What to produce → Exclude the pictures and return every line exactly as written.

[BEGIN Collected material]

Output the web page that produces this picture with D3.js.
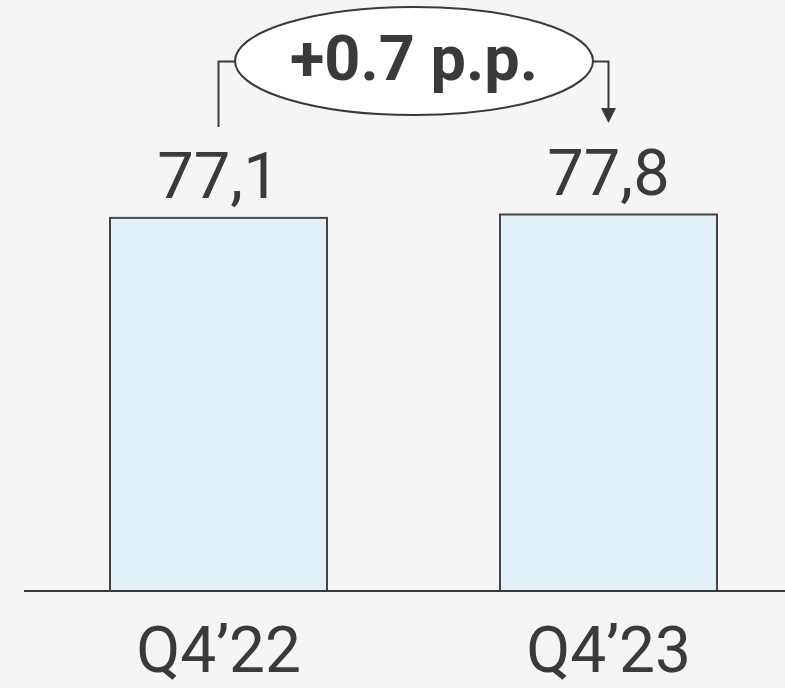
<!DOCTYPE html>
<html>
<head>
<meta charset="utf-8">
<script src="https://cdn.jsdelivr.net/npm/d3@7"></script>
<style>
  html, body { margin: 0; padding: 0; background: #f5f5f5; }
  svg { display: block; }
</style>
</head>
<body>
<div id="chart"></div>
<script>
// data
const categories = ['Q4\u201922', 'Q4\u201923'];
const values = [77.1, 77.8];
const valueLabels = ['77,1', '77,8'];
const deltaLabel = '+0.7 p.p.';

const width = 785, height = 688;
const baseY = 591;
const ink = '#3a3a3a';

const svg = d3.select('#chart').append('svg')
  .attr('width', width)
  .attr('height', height);

svg.append('rect')
  .attr('width', width).attr('height', height)
  .attr('fill', '#f5f5f5');

const x = d3.scaleBand()
  .domain(categories)
  .range([110, 717])
  .paddingInner(173 / 390)
  .paddingOuter(0);

const y = d3.scaleLinear()
  .domain([0, 77.8])
  .range([baseY, 214.5]);

// bars
svg.append('g')
  .selectAll('rect')
  .data(values)
  .join('rect')
  .attr('x', (d, i) => x(categories[i]))
  .attr('y', d => y(d))
  .attr('width', x.bandwidth())
  .attr('height', d => baseY - y(d))
  .attr('fill', '#e1eff7')
  .attr('stroke', '#454545')
  .attr('stroke-width', 2);

// baseline
svg.append('line')
  .attr('x1', 24).attr('x2', width)
  .attr('y1', baseY).attr('y2', baseY)
  .attr('stroke', ink)
  .attr('stroke-width', 2);

// value labels
svg.append('g')
  .selectAll('text')
  .data(values)
  .join('text')
  .attr('x', (d, i) => x(categories[i]) + x.bandwidth() / 2)
  .attr('y', d => y(d) - 20)
  .attr('text-anchor', 'middle')
  .attr('font-family', 'Roboto, sans-serif')
  .attr('font-size', 65)
  .attr('fill', ink)
  .text((d, i) => valueLabels[i]);

// category labels
svg.append('g')
  .selectAll('text')
  .data(categories)
  .join('text')
  .attr('x', d => x(d) + x.bandwidth() / 2)
  .attr('y', 672)
  .attr('text-anchor', 'middle')
  .attr('font-family', 'Roboto, sans-serif')
  .attr('font-size', 64)
  .attr('fill', ink)
  .text(d => d);

// delta bracket
const cx0 = x(categories[0]) + x.bandwidth() / 2;
const cx1 = x(categories[1]) + x.bandwidth() / 2;
const ex = 414, ey = 61, rx = 179, ry = 54;
const lineY = 61.5;

svg.append('path')
  .attr('d', `M${cx0},127 V${lineY} H${ex - rx}`)
  .attr('fill', 'none')
  .attr('stroke', ink)
  .attr('stroke-width', 2);

svg.append('path')
  .attr('d', `M${ex + rx},${lineY} H${cx1} V110`)
  .attr('fill', 'none')
  .attr('stroke', ink)
  .attr('stroke-width', 2);

svg.append('path')
  .attr('d', `M${cx1 - 7.5},108 L${cx1 + 7.5},108 L${cx1},123 Z`)
  .attr('fill', ink);

svg.append('ellipse')
  .attr('cx', ex).attr('cy', ey)
  .attr('rx', rx).attr('ry', ry)
  .attr('fill', '#ffffff')
  .attr('stroke', ink)
  .attr('stroke-width', 2);

svg.append('text')
  .attr('x', ex)
  .attr('y', 80)
  .attr('text-anchor', 'middle')
  .attr('font-family', 'Roboto, sans-serif')
  .attr('font-weight', 'bold')
  .attr('font-size', 63)
  .attr('fill', ink)
  .text(deltaLabel);
</script>
</body>
</html>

[END Collected material]

Exercise solution →
Output the web page that produces this picture with D3.js.
<!DOCTYPE html>
<html>
<head>
<meta charset="utf-8">
<script src="https://cdn.jsdelivr.net/npm/d3@7"></script>
<style>
  html, body { margin: 0; padding: 0; background: #f5f5f5; }
  svg { display: block; }
</style>
</head>
<body>
<div id="chart"></div>
<script>
// data
const categories = ['Q4\u201922', 'Q4\u201923'];
const values = [77.1, 77.8];
const valueLabels = ['77,1', '77,8'];
const deltaLabel = '+0.7 p.p.';

const width = 785, height = 688;
const baseY = 591;
const ink = '#3a3a3a';

const svg = d3.select('#chart').append('svg')
  .attr('width', width)
  .attr('height', height);

svg.append('rect')
  .attr('width', width).attr('height', height)
  .attr('fill', '#f5f5f5');

const x = d3.scaleBand()
  .domain(categories)
  .range([110, 717])
  .paddingInner(173 / 390)
  .paddingOuter(0);

const y = d3.scaleLinear()
  .domain([0, 77.8])
  .range([baseY, 214.5]);

// bars
svg.append('g')
  .selectAll('rect')
  .data(values)
  .join('rect')
  .attr('x', (d, i) => x(categories[i]))
  .attr('y', d => y(d))
  .attr('width', x.bandwidth())
  .attr('height', d => baseY - y(d))
  .attr('fill', '#e1eff7')
  .attr('stroke', '#454545')
  .attr('stroke-width', 2);

// baseline
svg.append('line')
  .attr('x1', 24).attr('x2', width)
  .attr('y1', baseY).attr('y2', baseY)
  .attr('stroke', ink)
  .attr('stroke-width', 2);

// value labels
svg.append('g')
  .selectAll('text')
  .data(values)
  .join('text')
  .attr('x', (d, i) => x(categories[i]) + x.bandwidth() / 2)
  .attr('y', d => y(d) - 20)
  .attr('text-anchor', 'middle')
  .attr('font-family', 'Roboto, sans-serif')
  .attr('font-size', 65)
  .attr('fill', ink)
  .text((d, i) => valueLabels[i]);

// category labels
svg.append('g')
  .selectAll('text')
  .data(categories)
  .join('text')
  .attr('x', d => x(d) + x.bandwidth() / 2)
  .attr('y', 672)
  .attr('text-anchor', 'middle')
  .attr('font-family', 'Roboto, sans-serif')
  .attr('font-size', 64)
  .attr('fill', ink)
  .text(d => d);

// delta bracket
const cx0 = x(categories[0]) + x.bandwidth() / 2;
const cx1 = x(categories[1]) + x.bandwidth() / 2;
const ex = 414, ey = 61, rx = 179, ry = 54;
const lineY = 61.5;

svg.append('path')
  .attr('d', `M${cx0},127 V${lineY} H${ex - rx}`)
  .attr('fill', 'none')
  .attr('stroke', ink)
  .attr('stroke-width', 2);

svg.append('path')
  .attr('d', `M${ex + rx},${lineY} H${cx1} V110`)
  .attr('fill', 'none')
  .attr('stroke', ink)
  .attr('stroke-width', 2);

svg.append('path')
  .attr('d', `M${cx1 - 7.5},108 L${cx1 + 7.5},108 L${cx1},123 Z`)
  .attr('fill', ink);

svg.append('ellipse')
  .attr('cx', ex).attr('cy', ey)
  .attr('rx', rx).attr('ry', ry)
  .attr('fill', '#ffffff')
  .attr('stroke', ink)
  .attr('stroke-width', 2);

svg.append('text')
  .attr('x', ex)
  .attr('y', 80)
  .attr('text-anchor', 'middle')
  .attr('font-family', 'Roboto, sans-serif')
  .attr('font-weight', 'bold')
  .attr('font-size', 63)
  .attr('fill', ink)
  .text(deltaLabel);
</script>
</body>
</html>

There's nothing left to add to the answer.